Harga Buku, Daya Beli, dan Budaya Baca
Tutupnya salah satu toko buku paling legendaris menyisakan sesak bagi pecinta buku. Apakah karena kemajuan dunia digital sehingga toko-toko buku berguguran? Identik dengan media cetak yang makin suram. Lebih pelik lagi dunia buku ini karena juga melibatkan minat, kebiasaan, bahkan budaya, yaitu baca.
Setiap ke toko buku, maunya adalah membeli dengan melihat judul, cover atau kemasan, penulisnya, apa daya keuangan tidak cukup luas untuk memborong itu semua. Paling-paling lari ke ruang atau rak diskonan.
Di sana kadang menemukan buku bagus, murah. Bagus dalam konteks sesuai keperluan dan keuangan. Hal yang realistis perlu diterima bersama, buku cukup mahal.
Nah, ketika buku mahal, kemudian toko buku tutup. Para pelaku perbukuan biasanya lari pada keluhan bajakan, ebook, atau sejenisnya. Namun lupa, bagaimana kebiasaan, budaya membaca itu sangat lemah.
Dunia pendidikan, guru utamanya seharusnya menjadi agen baca terbesar. Sekarang dengan gaji guru sertifikasi, minimal yang bisa dituntut adalah mereka, motor, tas, baju, sepatu, bahkan mobil tidak kalah dengan pegawai lain. Artinya membeli buku satu per bulan, sangat terjangkau.
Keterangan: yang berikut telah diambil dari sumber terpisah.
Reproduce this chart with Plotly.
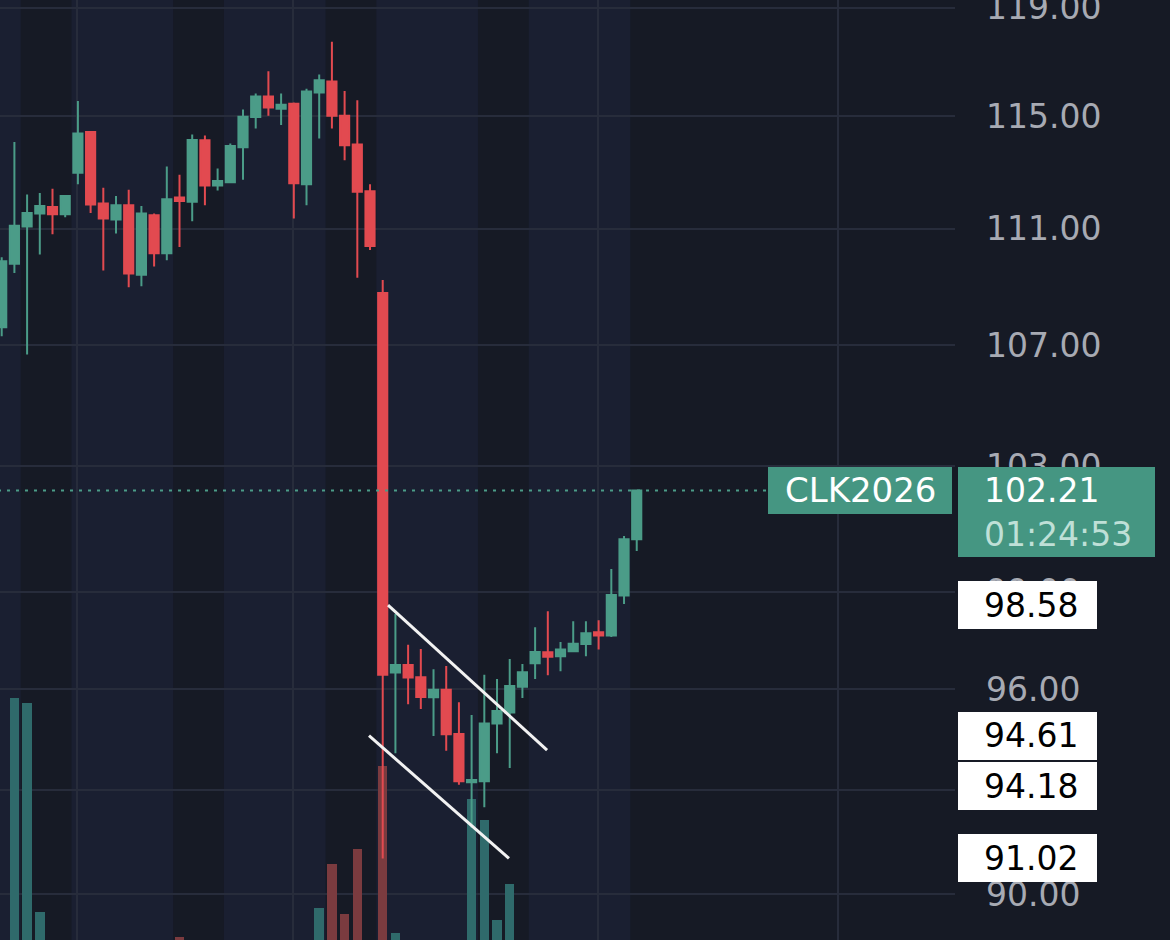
import math
import plotly.graph_objects as go

# ---------------- data ----------------
bar_index = list(range(51))
opens = [107.60, 109.78, 111.07, 111.53, 111.76, 111.50, 112.97, 114.43, 111.88, 111.32,
         111.82, 109.40, 111.47, 110.14, 112.09, 111.94, 114.13, 112.52, 112.63, 113.88,
         114.97, 115.72, 115.27, 115.45, 112.56, 115.86, 116.27, 115.02, 113.98, 112.31,
         108.77, 96.51, 96.74, 96.37, 95.76, 95.99, 94.66, 93.23, 93.26, 94.97,
         95.30, 96.08, 96.79, 97.13, 97.01, 97.16, 97.38, 97.74, 97.64, 98.88, 100.65]
highs = [110.00, 114.07, 112.20, 112.25, 112.40, 112.15, 115.55, 114.45, 112.44, 112.15,
         112.37, 111.79, 111.53, 113.19, 112.90, 114.34, 114.30, 113.12, 114.02, 115.24,
         115.83, 116.64, 115.83, 115.50, 116.00, 116.52, 117.73, 115.92, 115.58, 112.56,
         109.22, 98.31, 97.36, 97.23, 96.61, 96.71, 95.61, 95.23, 96.44, 96.31,
         96.92, 96.77, 97.90, 98.39, 97.44, 98.08, 98.08, 98.11, 99.71, 100.75, 102.21]
lows = [107.30, 109.46, 106.68, 110.10, 110.80, 111.40, 112.56, 111.55, 109.54, 110.83,
        108.97, 109.00, 109.68, 109.90, 110.36, 111.26, 111.82, 112.34, 112.60, 112.72,
        114.56, 115.02, 114.68, 111.35, 111.82, 114.20, 114.56, 113.42, 109.29, 110.25,
        91.02, 94.09, 95.55, 95.41, 94.60, 94.16, 93.16, 91.90, 92.50, 94.09,
        93.65, 95.74, 96.31, 96.43, 96.55, 97.14, 97.01, 97.21, 97.60, 98.62, 100.28]
closes = [109.86, 111.10, 111.55, 111.79, 111.50, 112.15, 114.38, 111.85, 111.35, 111.82,
          109.44, 111.53, 110.14, 112.03, 111.97, 114.14, 112.52, 112.68, 113.93, 114.98,
          115.72, 115.32, 115.42, 112.60, 115.90, 116.31, 115.02, 113.95, 112.30, 110.39,
          96.44, 96.74, 96.36, 95.77, 95.99, 94.65, 93.26, 93.30, 94.97, 95.35,
          96.10, 96.52, 97.14, 96.99, 97.21, 97.39, 97.71, 97.64, 98.90, 100.65, 102.21]
volumes = [80, 342, 337, 128, 70, 60, 85, 75, 70, 55,
           80, 70, 60, 75, 103, 80, 85, 60, 65, 75,
           70, 80, 60, 90, 95, 132, 176, 126, 191, 95,
           274, 107, 90, 85, 80, 95, 98, 241, 220, 120,
           156, 80, 75, 70, 60, 55, 60, 50, 85, 90, 70]

symbol = "CLK2026"
countdown = "01:24:53"

# trend channel drawn on the chart (bar index, price)
upper_line_x = [30.42, 42.94]
upper_line_y = [98.58, 94.18]
lower_line_x = [28.92, 39.94]
lower_line_y = [94.61, 91.02]

# price-axis ticks
tick_vals = [90, 93, 96, 99, 103, 107, 111, 115, 119]
tick_text = ["90.00", "93.00", "96.00", "99.00", "103.00", "107.00", "111.00", "115.00", "119.00"]

# session shading (bar index ranges of the lighter sessions)
light_sessions = [(-6.5, 1.5), (5.5, 13.5), (17.5, 25.5), (29.5, 37.5), (41.5, 49.5)]
# vertical time grid positions (bar index)
time_grid = [5.93, 22.9, 46.95, 65.85]

# ---------------- style ----------------
FONT = "DejaVu Sans"
FS = 33
UP = "#4b9c88"
DN = "#e24a50"
UP_VOL = "#2f6a6b"
DN_VOL = "#7b3b3f"
BG_DARK = "#161a25"
BG_LIGHT = "#1a1f31"
GRID = "#272c3b"
TICK = "#a7aab3"
LABEL_GREEN = "#459682"

vol_colors = [UP_VOL if c >= o else DN_VOL for o, c in zip(opens, closes)]

fig = go.Figure()

fig.add_trace(go.Bar(
    x=bar_index, y=volumes, marker=dict(color=vol_colors, line=dict(width=0)),
    width=0.75, yaxis="y", hoverinfo="skip", showlegend=False))

fig.add_trace(go.Candlestick(
    x=bar_index, open=opens, high=highs, low=lows, close=closes, yaxis="y2",
    increasing=dict(line=dict(color=UP, width=2), fillcolor=UP),
    decreasing=dict(line=dict(color=DN, width=2), fillcolor=DN),
    whiskerwidth=0, showlegend=False))

for lx, ly in [(upper_line_x, upper_line_y), (lower_line_x, lower_line_y)]:
    fig.add_trace(go.Scatter(x=lx, y=ly, yaxis="y2", mode="lines",
                             line=dict(color="#f2f2f2", width=3), hoverinfo="skip",
                             showlegend=False))

last_price = closes[-1]
fig.add_trace(go.Scatter(x=[-1, 60.3], y=[last_price, last_price], yaxis="y2", mode="lines",
                         line=dict(color=UP, width=2, dash="3px,6px"), hoverinfo="skip",
                         showlegend=False))

shapes = []
for a, b in light_sessions:
    shapes.append(dict(type="rect", xref="x", yref="paper", x0=a, x1=b, y0=0, y1=1,
                       fillcolor=BG_LIGHT, line=dict(width=0), layer="below"))

annotations = []


def label_box(price, xshift, width, height, yshift, color):
    return dict(xref="paper", x=1, xanchor="left", xshift=xshift,
                yref="y2", y=math.log10(price), yanchor="middle", yshift=yshift,
                text=" ", width=width, height=height, bgcolor=color,
                borderpad=0, borderwidth=0, showarrow=False, font=dict(size=4))


def label_text(price, text, color, xshift=27, yshift=0, anchor="left", size=FS):
    return dict(xref="paper", x=1, xanchor=anchor, xshift=xshift,
                yref="y2", y=math.log10(price), yanchor="middle", yshift=yshift,
                text=text, showarrow=False, font=dict(family=FONT, size=size, color=color))


# current price: symbol tag + price/countdown tag
annotations.append(label_box(last_price, -187, 184, 47, 0, LABEL_GREEN))
annotations.append(label_box(last_price, 3, 197, 90, -22, LABEL_GREEN))
annotations.append(label_text(last_price, symbol, "#ffffff", xshift=-94, anchor="center", size=34))
annotations.append(label_text(last_price, f"{last_price:.2f}", "#ffffff"))
annotations.append(label_text(last_price, countdown, "#bfe0d7", yshift=-44))

# trend-line endpoint labels (value, vertical pixel shift for stacking)
endpoint_labels = [(upper_line_y[0], 0), (lower_line_y[0], 0), (upper_line_y[1], -36),
                   (lower_line_y[1], 0)]
for val, shift in endpoint_labels:
    annotations.append(label_box(val, 3, 139, 48, shift, "#ffffff"))
    annotations.append(label_text(val, f"{val:.2f}", "#000000", yshift=shift))

fig.update_layout(
    width=1170, height=940,
    margin=dict(l=0, r=215, t=0, b=0, pad=0, autoexpand=False),
    paper_bgcolor=BG_DARK, plot_bgcolor=BG_DARK,
    showlegend=False, bargap=0, boxgap=0.15, boxgroupgap=0.15,
    font=dict(family=FONT),
    xaxis=dict(range=[-0.134, 75.06], showticklabels=False, tickvals=time_grid,
               showgrid=True, gridcolor=GRID, gridwidth=2, zeroline=False,
               showline=False, ticks="", rangeslider=dict(visible=False),
               automargin=False),
    yaxis=dict(range=[100, 1040], visible=False, showgrid=False, zeroline=False,
               automargin=False),
    yaxis2=dict(overlaying="y", side="right", anchor="x", type="log",
                range=[math.log10(88.71), math.log10(119.29)],
                tickvals=tick_vals, ticktext=tick_text,
                tickfont=dict(family=FONT, size=FS, color=TICK),
                showgrid=True, gridcolor=GRID, gridwidth=2, zeroline=False,
                showline=False, ticks="", ticklabelstandoff=30,
                ticklabeloverflow="allow", automargin=False),
    shapes=shapes, annotations=annotations,
)

fig.write_html("out.html", config={"displayModeBar": False},
               post_script="document.body.style.margin='0px';")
Apakah itu terjadi? Ingat ini bicara guru sudah bersertifikasi minimal guru tetap. Membeli buku itu relatif mampu. Baru bicara membeli, siapa yang membaca buku secara rutin? Apakah rajin ke perpustakaan minimal, membaca di sana, gratis.
Mengapa buku mahal? Ya karena permintaan sedikit. Mengapa permintaan terbatas? Penyebabnya budaya baca yang sangat rendah. Solusi yang perlu dipikirkan sehingga bisa menekan harga buku untuk terjangkau.
Benar bahwa pembajakan sangat marak, ini juga akibat harga yang tidak mampu bagi kebanyakan warga masyarakat. Masih banyak prioritas lain, motor, makan, atau pakaian lebih terlihat mentereng, dari pada menenteng buku.
Miris ketika di sebuah kota ada toko buku jaringan nasional berdampingan dengan cafe mie kekinian. Di toko buku itu mobil paling 1 atau 2, motor di bawah 10, pengunjung jauh dari puluhan. Antrian di kasir apalagi. Namun di resto mie itu motor puluhan, mobil juga banyak, apalagi antrian pembeli dan yang mau membayar, luar biasa. Setiap kali lewat hal demikian selalu terjadi.